Please transcribe the data that follows without the pictures, keeping every word the same.

_Data to use:_
+++

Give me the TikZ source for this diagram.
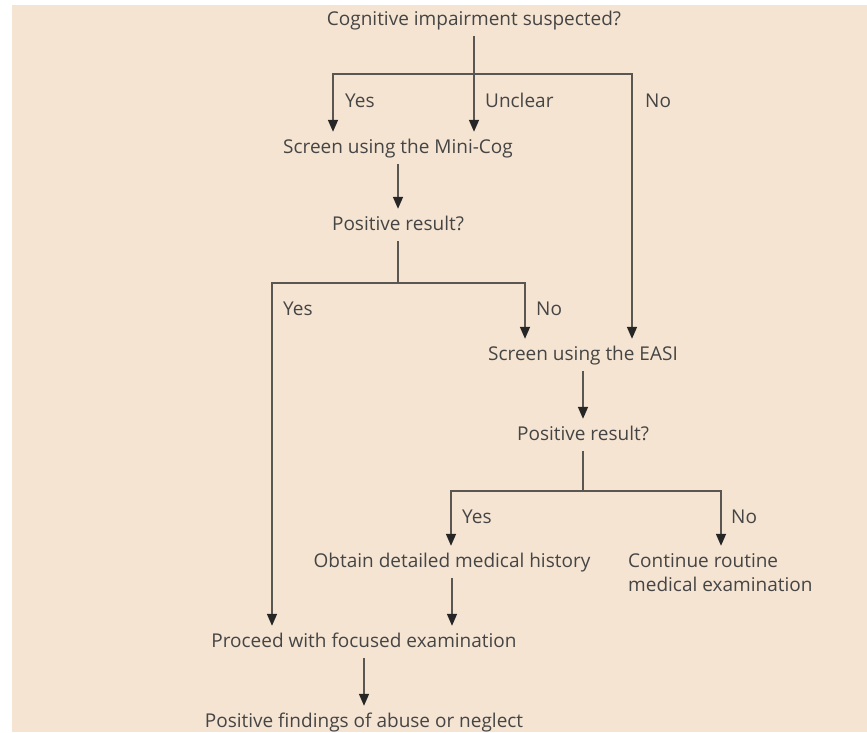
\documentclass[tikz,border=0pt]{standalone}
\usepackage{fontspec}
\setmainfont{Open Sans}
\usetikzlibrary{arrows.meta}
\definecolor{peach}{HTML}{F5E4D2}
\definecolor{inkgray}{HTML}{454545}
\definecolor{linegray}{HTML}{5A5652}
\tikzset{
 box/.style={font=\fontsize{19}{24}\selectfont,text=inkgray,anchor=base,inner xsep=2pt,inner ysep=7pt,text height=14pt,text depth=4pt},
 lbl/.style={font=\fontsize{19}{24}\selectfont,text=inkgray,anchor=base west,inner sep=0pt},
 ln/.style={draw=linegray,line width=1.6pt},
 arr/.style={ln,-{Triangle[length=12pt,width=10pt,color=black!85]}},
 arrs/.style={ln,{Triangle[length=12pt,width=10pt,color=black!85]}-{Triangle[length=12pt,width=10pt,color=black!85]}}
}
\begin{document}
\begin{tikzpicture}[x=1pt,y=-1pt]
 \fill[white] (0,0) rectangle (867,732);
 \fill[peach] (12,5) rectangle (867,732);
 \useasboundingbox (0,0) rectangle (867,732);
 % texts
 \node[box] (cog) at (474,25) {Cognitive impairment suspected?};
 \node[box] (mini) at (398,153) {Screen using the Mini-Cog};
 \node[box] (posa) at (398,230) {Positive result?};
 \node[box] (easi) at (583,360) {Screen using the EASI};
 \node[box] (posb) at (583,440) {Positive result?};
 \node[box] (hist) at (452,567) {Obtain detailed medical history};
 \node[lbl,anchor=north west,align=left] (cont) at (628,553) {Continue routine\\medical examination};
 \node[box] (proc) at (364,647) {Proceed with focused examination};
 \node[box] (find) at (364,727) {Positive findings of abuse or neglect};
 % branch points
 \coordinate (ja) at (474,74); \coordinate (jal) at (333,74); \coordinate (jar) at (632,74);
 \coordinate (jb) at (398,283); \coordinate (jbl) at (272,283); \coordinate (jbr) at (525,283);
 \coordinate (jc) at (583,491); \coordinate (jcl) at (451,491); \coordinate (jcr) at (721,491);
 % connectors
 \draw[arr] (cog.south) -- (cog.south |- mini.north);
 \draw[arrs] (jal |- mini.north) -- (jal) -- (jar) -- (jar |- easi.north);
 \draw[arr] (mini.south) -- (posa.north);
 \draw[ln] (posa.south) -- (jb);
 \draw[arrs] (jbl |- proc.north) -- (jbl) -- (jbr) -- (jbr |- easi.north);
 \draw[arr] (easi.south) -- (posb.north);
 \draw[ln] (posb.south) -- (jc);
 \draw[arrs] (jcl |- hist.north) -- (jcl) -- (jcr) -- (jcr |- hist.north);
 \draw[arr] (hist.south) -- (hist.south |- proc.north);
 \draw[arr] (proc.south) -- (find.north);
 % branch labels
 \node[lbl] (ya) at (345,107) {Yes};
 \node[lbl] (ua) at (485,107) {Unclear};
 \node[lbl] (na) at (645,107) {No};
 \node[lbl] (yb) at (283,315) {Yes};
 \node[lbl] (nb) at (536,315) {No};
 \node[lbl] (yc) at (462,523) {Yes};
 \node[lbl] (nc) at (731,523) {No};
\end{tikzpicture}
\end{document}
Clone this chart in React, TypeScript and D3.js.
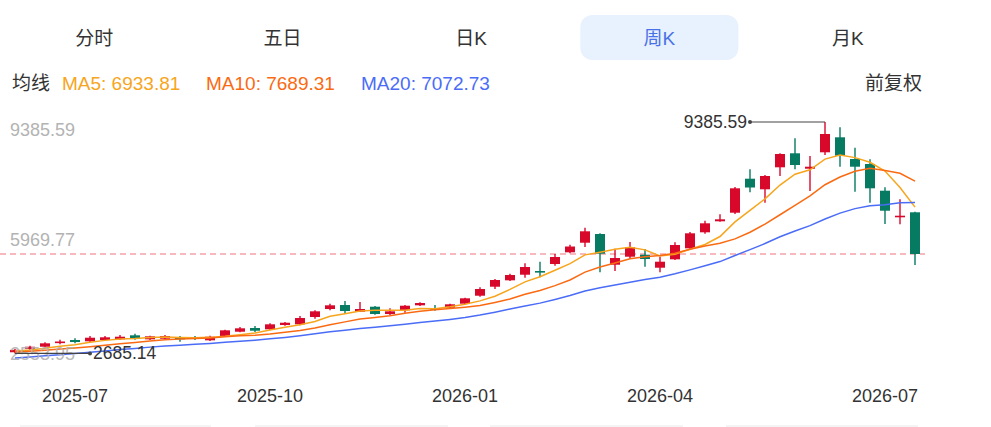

+++

_Exercise output:_
Give me the TikZ source for this diagram.
\documentclass[tikz,border=0pt]{standalone}
\usepackage{fontspec}
\setmainfont{Open Sans}
\usetikzlibrary{arrows.meta}
\definecolor{peach}{HTML}{F5E4D2}
\definecolor{inkgray}{HTML}{454545}
\definecolor{linegray}{HTML}{5A5652}
\tikzset{
 box/.style={font=\fontsize{19}{24}\selectfont,text=inkgray,anchor=base,inner xsep=2pt,inner ysep=7pt,text height=14pt,text depth=4pt},
 lbl/.style={font=\fontsize{19}{24}\selectfont,text=inkgray,anchor=base west,inner sep=0pt},
 ln/.style={draw=linegray,line width=1.6pt},
 arr/.style={ln,-{Triangle[length=12pt,width=10pt,color=black!85]}},
 arrs/.style={ln,{Triangle[length=12pt,width=10pt,color=black!85]}-{Triangle[length=12pt,width=10pt,color=black!85]}}
}
\begin{document}
\begin{tikzpicture}[x=1pt,y=-1pt]
 \fill[white] (0,0) rectangle (867,732);
 \fill[peach] (12,5) rectangle (867,732);
 \useasboundingbox (0,0) rectangle (867,732);
 % texts
 \node[box] (cog) at (474,25) {Cognitive impairment suspected?};
 \node[box] (mini) at (398,153) {Screen using the Mini-Cog};
 \node[box] (posa) at (398,230) {Positive result?};
 \node[box] (easi) at (583,360) {Screen using the EASI};
 \node[box] (posb) at (583,440) {Positive result?};
 \node[box] (hist) at (452,567) {Obtain detailed medical history};
 \node[lbl,anchor=north west,align=left] (cont) at (628,553) {Continue routine\\medical examination};
 \node[box] (proc) at (364,647) {Proceed with focused examination};
 \node[box] (find) at (364,727) {Positive findings of abuse or neglect};
 % branch points
 \coordinate (ja) at (474,74); \coordinate (jal) at (333,74); \coordinate (jar) at (632,74);
 \coordinate (jb) at (398,283); \coordinate (jbl) at (272,283); \coordinate (jbr) at (525,283);
 \coordinate (jc) at (583,491); \coordinate (jcl) at (451,491); \coordinate (jcr) at (721,491);
 % connectors
 \draw[arr] (cog.south) -- (cog.south |- mini.north);
 \draw[arrs] (jal |- mini.north) -- (jal) -- (jar) -- (jar |- easi.north);
 \draw[arr] (mini.south) -- (posa.north);
 \draw[ln] (posa.south) -- (jb);
 \draw[arrs] (jbl |- proc.north) -- (jbl) -- (jbr) -- (jbr |- easi.north);
 \draw[arr] (easi.south) -- (posb.north);
 \draw[ln] (posb.south) -- (jc);
 \draw[arrs] (jcl |- hist.north) -- (jcl) -- (jcr) -- (jcr |- hist.north);
 \draw[arr] (hist.south) -- (hist.south |- proc.north);
 \draw[arr] (proc.south) -- (find.north);
 % branch labels
 \node[lbl] (ya) at (345,107) {Yes};
 \node[lbl] (ua) at (485,107) {Unclear};
 \node[lbl] (na) at (645,107) {No};
 \node[lbl] (yb) at (283,315) {Yes};
 \node[lbl] (nb) at (536,315) {No};
 \node[lbl] (yc) at (462,523) {Yes};
 \node[lbl] (nc) at (731,523) {No};
\end{tikzpicture}
\end{document}
Clone this chart in React, TypeScript and D3.js.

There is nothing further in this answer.